-- Start Available data --

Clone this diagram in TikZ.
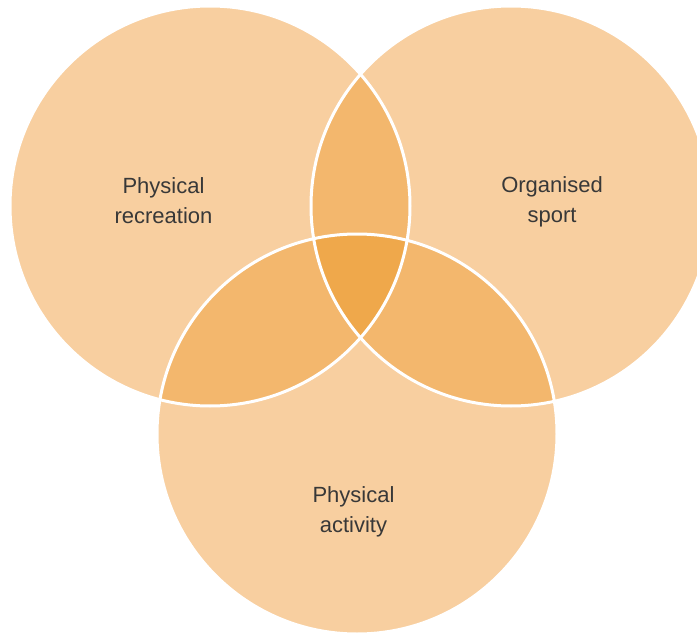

-- End Available data --
-- Start Available data --

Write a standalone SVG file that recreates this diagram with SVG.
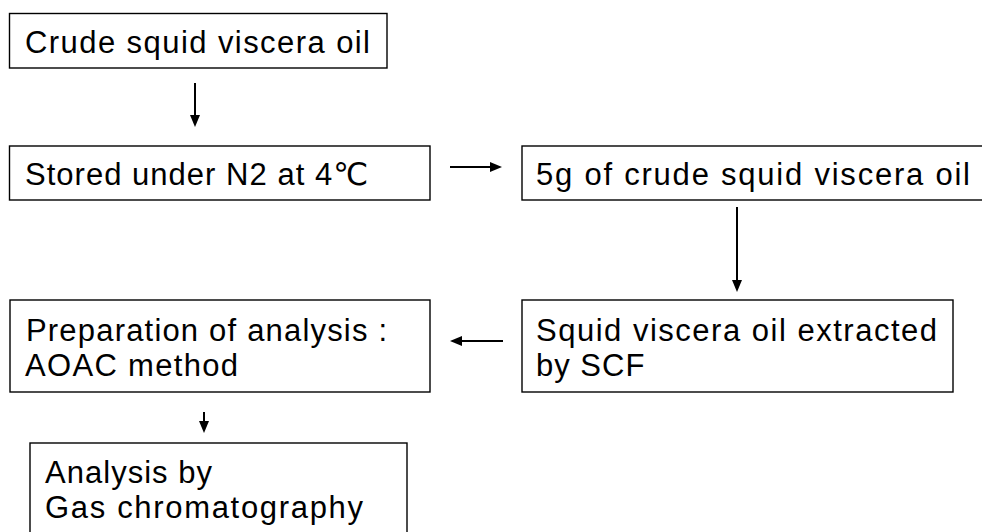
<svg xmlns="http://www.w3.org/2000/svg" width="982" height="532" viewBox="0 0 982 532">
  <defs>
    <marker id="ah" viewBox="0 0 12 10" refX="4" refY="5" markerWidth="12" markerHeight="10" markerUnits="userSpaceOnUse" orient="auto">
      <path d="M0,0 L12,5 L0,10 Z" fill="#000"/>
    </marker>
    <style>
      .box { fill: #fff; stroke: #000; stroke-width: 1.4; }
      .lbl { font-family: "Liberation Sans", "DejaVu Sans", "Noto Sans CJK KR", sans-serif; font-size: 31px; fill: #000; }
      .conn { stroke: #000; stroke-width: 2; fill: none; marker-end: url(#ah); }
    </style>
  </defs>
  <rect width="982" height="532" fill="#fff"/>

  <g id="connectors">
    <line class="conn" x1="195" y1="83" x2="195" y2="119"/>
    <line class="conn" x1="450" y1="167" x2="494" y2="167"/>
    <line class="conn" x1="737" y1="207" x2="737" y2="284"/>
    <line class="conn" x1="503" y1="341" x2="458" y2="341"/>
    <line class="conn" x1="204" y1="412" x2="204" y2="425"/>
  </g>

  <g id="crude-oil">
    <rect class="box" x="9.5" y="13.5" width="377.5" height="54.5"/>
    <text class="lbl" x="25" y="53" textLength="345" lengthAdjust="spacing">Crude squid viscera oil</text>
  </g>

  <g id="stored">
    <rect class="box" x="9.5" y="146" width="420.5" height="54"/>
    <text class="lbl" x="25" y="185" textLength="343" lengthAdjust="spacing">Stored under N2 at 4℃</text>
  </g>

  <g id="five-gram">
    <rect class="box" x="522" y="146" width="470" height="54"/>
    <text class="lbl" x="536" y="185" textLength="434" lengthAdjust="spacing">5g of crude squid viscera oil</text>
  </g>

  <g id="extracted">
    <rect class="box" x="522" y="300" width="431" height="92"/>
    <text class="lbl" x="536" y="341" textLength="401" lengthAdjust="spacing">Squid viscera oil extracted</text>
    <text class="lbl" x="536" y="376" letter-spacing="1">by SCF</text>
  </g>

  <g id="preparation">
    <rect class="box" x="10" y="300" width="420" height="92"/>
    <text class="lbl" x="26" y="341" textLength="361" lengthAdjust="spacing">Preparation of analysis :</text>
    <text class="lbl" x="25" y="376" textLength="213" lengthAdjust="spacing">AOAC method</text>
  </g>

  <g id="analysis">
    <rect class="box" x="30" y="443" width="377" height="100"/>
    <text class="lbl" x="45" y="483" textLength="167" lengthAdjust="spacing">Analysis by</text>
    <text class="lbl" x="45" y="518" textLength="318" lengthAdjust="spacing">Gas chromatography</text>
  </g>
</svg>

-- End Available data --
-- Start Available data --

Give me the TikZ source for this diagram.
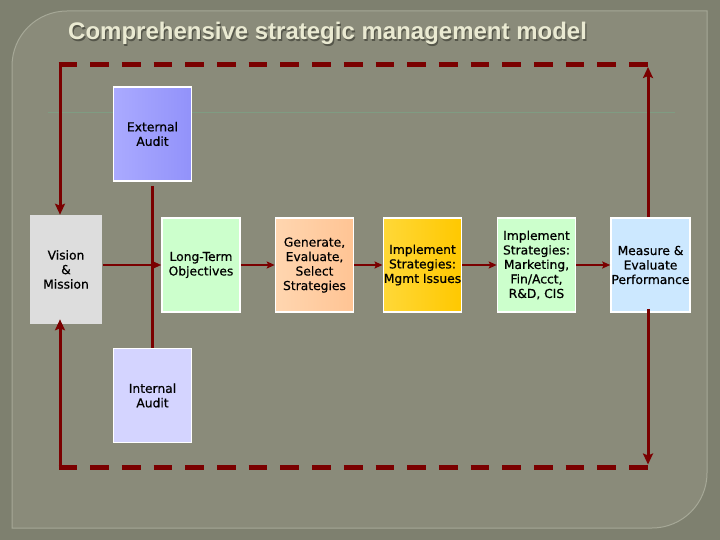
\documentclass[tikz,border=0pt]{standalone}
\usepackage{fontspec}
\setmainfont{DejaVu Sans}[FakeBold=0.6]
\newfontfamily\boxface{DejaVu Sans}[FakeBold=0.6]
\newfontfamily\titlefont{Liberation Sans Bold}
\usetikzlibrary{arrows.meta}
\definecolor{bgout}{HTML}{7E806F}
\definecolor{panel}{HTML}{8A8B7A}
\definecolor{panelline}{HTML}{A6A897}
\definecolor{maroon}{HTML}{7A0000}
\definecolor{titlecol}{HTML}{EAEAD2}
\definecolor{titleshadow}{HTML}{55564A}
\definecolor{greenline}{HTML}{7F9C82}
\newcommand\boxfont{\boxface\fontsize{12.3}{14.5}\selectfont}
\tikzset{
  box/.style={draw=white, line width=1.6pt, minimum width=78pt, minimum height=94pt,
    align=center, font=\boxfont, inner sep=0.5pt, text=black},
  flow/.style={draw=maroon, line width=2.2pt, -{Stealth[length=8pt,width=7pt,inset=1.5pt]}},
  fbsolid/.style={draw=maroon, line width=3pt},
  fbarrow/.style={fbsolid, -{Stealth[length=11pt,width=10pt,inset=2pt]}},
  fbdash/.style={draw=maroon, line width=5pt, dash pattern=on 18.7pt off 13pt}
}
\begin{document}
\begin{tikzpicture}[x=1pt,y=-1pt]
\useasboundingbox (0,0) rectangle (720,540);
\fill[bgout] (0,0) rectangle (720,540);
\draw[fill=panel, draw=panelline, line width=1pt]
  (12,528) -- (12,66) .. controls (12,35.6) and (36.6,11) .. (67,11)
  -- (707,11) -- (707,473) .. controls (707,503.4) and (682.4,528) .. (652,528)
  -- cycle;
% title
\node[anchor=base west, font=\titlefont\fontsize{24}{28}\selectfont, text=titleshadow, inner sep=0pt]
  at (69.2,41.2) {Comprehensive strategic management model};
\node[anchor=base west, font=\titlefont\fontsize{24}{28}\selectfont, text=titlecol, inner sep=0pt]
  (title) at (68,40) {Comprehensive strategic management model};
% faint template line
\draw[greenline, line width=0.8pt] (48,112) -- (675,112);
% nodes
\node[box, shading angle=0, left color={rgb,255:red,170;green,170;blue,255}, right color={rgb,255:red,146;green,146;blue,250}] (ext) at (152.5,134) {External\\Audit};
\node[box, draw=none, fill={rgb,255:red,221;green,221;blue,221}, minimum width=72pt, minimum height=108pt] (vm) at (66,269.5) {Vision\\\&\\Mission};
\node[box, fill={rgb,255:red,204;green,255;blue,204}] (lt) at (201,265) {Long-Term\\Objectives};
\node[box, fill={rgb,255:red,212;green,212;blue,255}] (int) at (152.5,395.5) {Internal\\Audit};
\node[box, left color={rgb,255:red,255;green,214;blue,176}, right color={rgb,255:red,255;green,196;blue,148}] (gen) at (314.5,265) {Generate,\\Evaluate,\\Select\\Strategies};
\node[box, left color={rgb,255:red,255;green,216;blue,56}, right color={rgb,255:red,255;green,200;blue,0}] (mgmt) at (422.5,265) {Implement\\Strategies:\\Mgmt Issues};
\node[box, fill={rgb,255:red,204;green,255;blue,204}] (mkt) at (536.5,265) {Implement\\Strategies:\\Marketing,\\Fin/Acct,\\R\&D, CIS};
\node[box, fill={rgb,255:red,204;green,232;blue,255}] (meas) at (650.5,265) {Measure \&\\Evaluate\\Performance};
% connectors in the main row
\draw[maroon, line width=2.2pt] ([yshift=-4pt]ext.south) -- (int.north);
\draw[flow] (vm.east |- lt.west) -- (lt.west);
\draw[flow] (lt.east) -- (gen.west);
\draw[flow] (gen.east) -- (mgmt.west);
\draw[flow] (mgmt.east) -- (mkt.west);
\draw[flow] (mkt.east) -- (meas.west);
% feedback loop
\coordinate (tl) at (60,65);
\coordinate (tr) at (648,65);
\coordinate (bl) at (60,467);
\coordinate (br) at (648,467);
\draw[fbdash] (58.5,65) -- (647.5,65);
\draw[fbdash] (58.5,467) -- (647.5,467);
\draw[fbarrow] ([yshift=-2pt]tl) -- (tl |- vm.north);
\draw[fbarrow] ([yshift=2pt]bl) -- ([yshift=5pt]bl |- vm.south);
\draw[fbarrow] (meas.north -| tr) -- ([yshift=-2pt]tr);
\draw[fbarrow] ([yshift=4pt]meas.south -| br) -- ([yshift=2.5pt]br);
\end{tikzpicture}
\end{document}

-- End Available data --

Exercise prompt: Write out every line of the entries that holds the word "this".

Result of the exercise:
Clone this diagram in TikZ.
Write a standalone SVG file that recreates this diagram with SVG.
Give me the TikZ source for this diagram.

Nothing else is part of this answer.